I like horror games. I'm pretty terrible at them, too. Until a few years ago, my reaction at a scare was to turn off the TV or monitor and wait for someone else to show up to turn off the console. I've gotten better and even revisited a lot of those games that caused the overreaction. One area that I've always wondered about is a slasher-themed video game. There were a few in the 1980s on the NES (specifically Friday the 13th, Halloween, and A Nightmare on Elm Street). Texas Chainsaw Massacre predated those efforts on the Atari 2600 and Night Trap for Sega CD effectively killed the genre with the ratings hysteria in the early 90s. There were, surprisingly, two Saw games where you had to navigate traps and, unsurprisingly, quite a few titles where you play crazy serial killers (like Postal).

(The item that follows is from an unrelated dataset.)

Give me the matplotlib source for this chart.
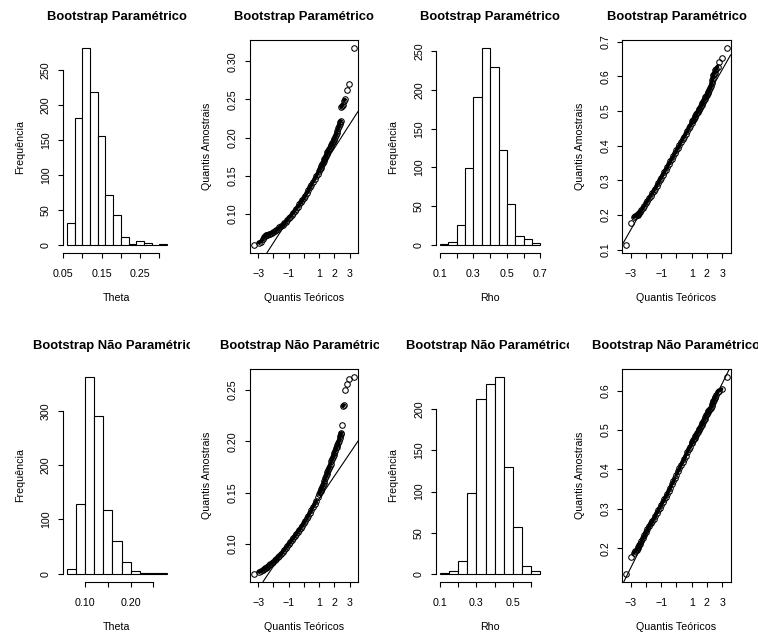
import numpy as np
import matplotlib
matplotlib.use("Agg")
import matplotlib.pyplot as plt
from matplotlib.transforms import Bbox, TransformedBbox

plt.rcParams['font.family'] = ['Liberation Sans', 'DejaVu Sans']

# ---------------- data ----------------
theta_par_breaks = [0.06, 0.08, 0.10, 0.12, 0.14, 0.16, 0.18, 0.20, 0.22, 0.24, 0.26, 0.28, 0.30, 0.32]
theta_par_counts = [31, 181, 281, 219, 155, 71, 42, 11, 1, 5, 2, 0, 1]

rho_par_breaks = [0.10, 0.15, 0.20, 0.25, 0.30, 0.35, 0.40, 0.45, 0.50, 0.55, 0.60, 0.65, 0.70]
rho_par_counts = [1, 3, 26, 99, 191, 254, 230, 123, 53, 11, 7, 2]

theta_np_breaks = [0.06, 0.08, 0.10, 0.12, 0.14, 0.16, 0.18, 0.20, 0.22, 0.24, 0.26, 0.28]
theta_np_counts = [8, 128, 362, 291, 118, 60, 22, 5, 2, 2, 2]

rho_np_breaks = [0.10, 0.15, 0.20, 0.25, 0.30, 0.35, 0.40, 0.45, 0.50, 0.55, 0.60, 0.65]
rho_np_counts = [1, 3, 15, 98, 213, 231, 239, 130, 57, 10, 3]

# theoretical normal quantiles (x of the Q-Q plots)
qq_theoretical = [-3.29, -2.97, -2.81, -2.70, -2.62, -2.55, -2.50, -2.45, -2.40,
                  -2.30, -2.20, -2.10, -2.00, -1.90, -1.80, -1.70, -1.60, -1.50, -1.40,
                  -1.30, -1.20, -1.10, -1.00, -0.90, -0.80, -0.70, -0.60, -0.50, -0.40,
                  -0.30, -0.20, -0.10, 0.00, 0.10, 0.20, 0.30, 0.40, 0.50, 0.60, 0.70,
                  0.80, 0.90,
                  1.00, 1.05, 1.10, 1.15, 1.20, 1.25, 1.30, 1.35, 1.40, 1.45, 1.50,
                  1.55, 1.60, 1.65, 1.70, 1.75, 1.80, 1.85, 1.90, 1.95, 2.00, 2.05,
                  2.10, 2.15, 2.20, 2.25, 2.30,
                  2.34, 2.37, 2.41, 2.46, 2.50, 2.55, 2.62, 2.70, 2.81, 2.97, 3.29]

qq_theta_par = [0.0595, 0.0620, 0.0635, 0.0670, 0.0695, 0.0710, 0.0718, 0.0724, 0.0729,
                0.0735, 0.0742, 0.0749, 0.0757, 0.0770, 0.0786, 0.0804, 0.0822, 0.0840, 0.0858,
                0.0877, 0.0898, 0.0919, 0.0941, 0.0964, 0.0990, 0.1016, 0.1042, 0.1069, 0.1096,
                0.1123, 0.1150, 0.1178, 0.1206, 0.1240, 0.1275, 0.1310, 0.1346, 0.1382, 0.1418, 0.1454,
                0.1490, 0.1528,
                0.1566, 0.1585, 0.1605, 0.1626, 0.1648, 0.1670, 0.1692, 0.1715, 0.1738, 0.1762, 0.1786,
                0.1805, 0.1825, 0.1845, 0.1865, 0.1885, 0.1905, 0.1925, 0.1945, 0.1965, 0.1986, 0.2010,
                0.2035, 0.2060, 0.2090, 0.2120, 0.2150,
                0.2180, 0.2210, 0.2215, 0.2400, 0.2410, 0.2430, 0.2480, 0.2500, 0.2620, 0.2700, 0.3170]

qq_rho_par = [0.114, 0.176, 0.193, 0.197, 0.199, 0.201, 0.203, 0.205, 0.208,
              0.214, 0.220, 0.227, 0.234, 0.241, 0.248, 0.255, 0.262, 0.269, 0.276,
              0.284, 0.292, 0.300, 0.308, 0.316, 0.324, 0.331, 0.339, 0.347, 0.355,
              0.362, 0.370, 0.378, 0.386, 0.394, 0.402, 0.410, 0.418, 0.426, 0.434, 0.442,
              0.450, 0.458,
              0.466, 0.470, 0.474, 0.478, 0.482, 0.486, 0.490, 0.494, 0.498, 0.502, 0.506,
              0.510, 0.514, 0.518, 0.523, 0.527, 0.531, 0.535, 0.539, 0.543, 0.547, 0.551,
              0.556, 0.561, 0.567, 0.573, 0.580,
              0.588, 0.594, 0.603, 0.607, 0.611, 0.617, 0.622, 0.628, 0.642, 0.652, 0.681]

qq_theta_np = [0.0708, 0.0725, 0.0735, 0.0745, 0.0752, 0.0760, 0.0766, 0.0772, 0.0778,
               0.0790, 0.0801, 0.0812, 0.0823, 0.0838, 0.0853, 0.0868, 0.0884, 0.0900, 0.0918,
               0.0937, 0.0956, 0.0975, 0.0995, 0.1015, 0.1035, 0.1055, 0.1075, 0.1095, 0.1115,
               0.1136, 0.1157, 0.1178, 0.1200, 0.1224, 0.1249, 0.1275, 0.1302, 0.1330, 0.1359, 0.1389,
               0.1420, 0.1452,
               0.1485, 0.1502, 0.1520, 0.1538, 0.1557, 0.1577, 0.1597, 0.1617, 0.1638, 0.1659, 0.1680,
               0.1700, 0.1720, 0.1741, 0.1762, 0.1783, 0.1805, 0.1826, 0.1848, 0.1869, 0.1890, 0.1910,
               0.1930, 0.1948, 0.1965, 0.1982, 0.2000,
               0.2030, 0.2050, 0.2070, 0.2080, 0.2160, 0.2340, 0.2350, 0.2500, 0.2555, 0.2605, 0.2625]

qq_rho_np = [0.135, 0.177, 0.187, 0.192, 0.196, 0.200, 0.204, 0.207, 0.211,
             0.218, 0.226, 0.234, 0.242, 0.249, 0.256, 0.263, 0.269, 0.275, 0.282,
             0.289, 0.296, 0.303, 0.310, 0.317, 0.324, 0.331, 0.338, 0.346, 0.354,
             0.362, 0.370, 0.378, 0.387, 0.395, 0.403, 0.411, 0.419, 0.427, 0.435, 0.443,
             0.451, 0.458,
             0.466, 0.470, 0.474, 0.477, 0.481, 0.485, 0.488, 0.492, 0.495, 0.499, 0.503,
             0.506, 0.510, 0.514, 0.518, 0.521, 0.525, 0.529, 0.533, 0.537, 0.541, 0.545,
             0.548, 0.551, 0.554, 0.557, 0.562,
             0.567, 0.570, 0.573, 0.577, 0.582, 0.585, 0.590, 0.597, 0.600, 0.604, 0.634]

# qqline (intercept, slope)
qqline_theta_par = (0.124, 0.031)
qqline_rho_par = (0.388, 0.077)
qqline_theta_np = (0.122, 0.022)
qqline_rho_np = (0.384, 0.078)

title_par = "Bootstrap Paramétrico"
title_np = "Bootstrap Não Paramétrico"

# ---------------- layout ----------------
W, H = 758, 635
fig = plt.figure(figsize=(W / 100, H / 100), dpi=100)
fig.patch.set_facecolor('white')

col_x = [62.8, 249.7, 436.0, 622.3]
ax_w = 108.3
row_y = [40.4, 369.4]
ax_h = 212.2
col_w = W / 4.0

FS = 7.7
TFS = 9.4
LW = 0.8


def px_rect(x0, y0, w, h):
    return [x0 / W, 1 - (y0 + h) / H, w / W, h / H]


def fx(x):
    return x / W


def fy(y):
    return 1 - y / H


def style_ticks(ax):
    ax.tick_params(axis='both', direction='out', length=3.6, width=LW,
                   labelsize=FS, colors='black')
    ax.tick_params(axis='x', pad=8.5)
    ax.tick_params(axis='y', pad=5.0)
    for lab in ax.get_yticklabels():
        lab.set_rotation(90)
        lab.set_va('center')


def add_texts(ax, col, row, title, xlabel, ylabel):
    x0 = col_x[col]
    y0 = row_y[row]
    cx = x0 + ax_w / 2
    t = fig.text(fx(cx), fy(y0 - 23.0), title, ha='center', va='center',
                 fontsize=TFS, fontweight='bold')
    clip = TransformedBbox(Bbox([[fx(col * col_w), 0], [fx((col + 1) * col_w), 1]]),
                           fig.transFigure)
    t.set_clip_box(clip)
    t.set_clip_on(True)
    fig.text(fx(cx), fy(y0 + ax_h + 45), xlabel, ha='center', va='center', fontsize=FS)
    fig.text(fx(x0 - 42.5), fy(y0 + ax_h / 2), ylabel, ha='center', va='center',
             fontsize=FS, rotation=90)


def draw_hist(col, row, breaks, counts, xticks, xlabels, yticks, title, xlabel):
    ax = fig.add_axes(px_rect(col_x[col], row_y[row], ax_w, ax_h))
    b = np.array(breaks)
    c = np.array(counts)
    ax.bar(b[:-1], c, width=np.diff(b), align='edge', facecolor='white',
           edgecolor='black', linewidth=LW)
    xr = b[-1] - b[0]
    ax.set_xlim(b[0] - 0.04 * xr, b[-1] + 0.04 * xr)
    ax.set_ylim(-0.04 * c.max(), c.max() * 1.04)
    ax.set_xticks(xticks)
    ax.set_xticklabels(xlabels)
    ax.set_yticks(yticks)
    ax.set_yticklabels([str(v) for v in yticks])
    for s in ['top', 'right']:
        ax.spines[s].set_visible(False)
    ax.spines['left'].set_bounds(yticks[0], yticks[-1])
    ax.spines['bottom'].set_bounds(xticks[0], xticks[-1])
    for s in ['left', 'bottom']:
        ax.spines[s].set_linewidth(LW)
    style_ticks(ax)
    add_texts(ax, col, row, title, xlabel, "Frequência")
    return ax


def draw_qq(col, row, theo, sample, line, yticks, ylabels, title):
    ax = fig.add_axes(px_rect(col_x[col], row_y[row], ax_w, ax_h))
    x = np.array(theo)
    y = np.array(sample)
    xr = x.max() - x.min()
    yr = y.max() - y.min()
    ax.set_xlim(x.min() - 0.04 * xr, x.max() + 0.04 * xr)
    ax.set_ylim(y.min() - 0.04 * yr, y.max() + 0.04 * yr)
    # dark band where the points crowd together (many overlapping circles)
    pts = ax.transData.transform(np.column_stack([x, y]))
    gaps = np.hypot(np.diff(pts[:, 0]), np.diff(pts[:, 1]))
    for i, g in enumerate(gaps):
        if g < 3.6:
            ax.plot(x[i:i + 2], y[i:i + 2], color='black', linewidth=2.4,
                    solid_capstyle='round')
    ax.plot(x, y, linestyle='none', marker='o', markersize=4.0,
            markerfacecolor='none', markeredgecolor='black', markeredgewidth=0.75)
    ax.axline((0, line[0]), slope=line[1], color='black', linewidth=LW)
    ax.set_xticks([-3, -2, -1, 0, 1, 2, 3])
    ax.set_xticklabels(['\u22123', '', '\u22121', '', '1', '2', '3'])
    ax.set_yticks(yticks)
    ax.set_yticklabels(ylabels)
    for s in ax.spines.values():
        s.set_linewidth(LW)
    style_ticks(ax)
    add_texts(ax, col, row, title, "Quantis Teóricos", "Quantis Amostrais")
    return ax


draw_hist(0, 0, theta_par_breaks, theta_par_counts,
          [0.05, 0.10, 0.15, 0.20, 0.25, 0.30], ['0.05', '', '0.15', '', '0.25', ''],
          [0, 50, 100, 150, 200, 250], title_par, "Theta")
draw_qq(1, 0, qq_theoretical, qq_theta_par, qqline_theta_par,
        [0.10, 0.15, 0.20, 0.25, 0.30], ['0.10', '0.15', '0.20', '0.25', '0.30'], title_par)
draw_hist(2, 0, rho_par_breaks, rho_par_counts,
          [0.1, 0.2, 0.3, 0.4, 0.5, 0.6, 0.7], ['0.1', '', '0.3', '', '0.5', '', '0.7'],
          [0, 50, 100, 150, 200, 250], title_par, "Rho")
draw_qq(3, 0, qq_theoretical, qq_rho_par, qqline_rho_par,
        [0.1, 0.2, 0.3, 0.4, 0.5, 0.6, 0.7], ['0.1', '0.2', '0.3', '0.4', '0.5', '0.6', '0.7'], title_par)

draw_hist(0, 1, theta_np_breaks, theta_np_counts,
          [0.10, 0.15, 0.20, 0.25], ['0.10', '', '0.20', ''],
          [0, 100, 200, 300], title_np, "Theta")
draw_qq(1, 1, qq_theoretical, qq_theta_np, qqline_theta_np,
        [0.10, 0.15, 0.20, 0.25], ['0.10', '0.15', '0.20', '0.25'], title_np)
draw_hist(2, 1, rho_np_breaks, rho_np_counts,
          [0.1, 0.2, 0.3, 0.4, 0.5, 0.6], ['0.1', '', '0.3', '', '0.5', ''],
          [0, 50, 100, 150, 200], title_np, "Rho")
draw_qq(3, 1, qq_theoretical, qq_rho_np, qqline_rho_np,
        [0.2, 0.3, 0.4, 0.5, 0.6], ['0.2', '0.3', '0.4', '0.5', '0.6'], title_np)

fig.savefig("out.png", dpi=100, facecolor='white')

Enter Until Dawn. This game from Supermassive Games is scheduled to come out in 2015 and it's pretty much the slasher game I've always wondered about.

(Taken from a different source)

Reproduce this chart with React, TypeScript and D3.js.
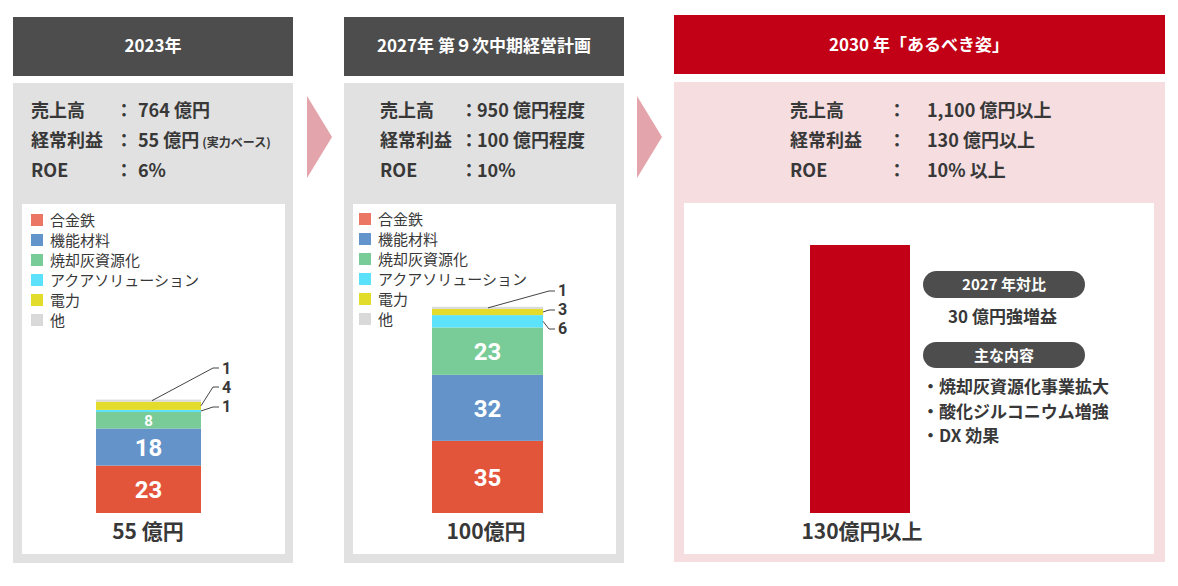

Essentially, you play as a group of teenagers vacationing at a cabin in the mountains. Bad things happen. Death is permanent. You screw up, someone dies. You can save them all or let them all die.

Mechanics are in that Quantic Dream/Heavy Rain style, meaning quick time events. Hit the buttons in the right sequence at the right time or someone might get a hatchet to the face.

More interesting is the new information that's come out of Gamescom this year. Apparently, this is a massive branching narrative game with hundreds of combinations. Things you choose to do in the beginning of the game can spell success or doom for characters in the last few minutes. Every time you reach a dead end, you can see a map of where all the possibilities are. It doesn't tell you what to do differently; it just shows you how expansive this universe is.

Obviously, Until Dawn is no slam dunk property. Slashers live or die on how much you care for the victims/survivors. A great villain can turn around a bad cast of heroes, but this game is clearly designed for you to want the teens to survive. A bad character is probably not going to be saved by anyone. If only a few characters are likable, most people probably won't go for a second run at the game. I'm cautiously optimistic for this one.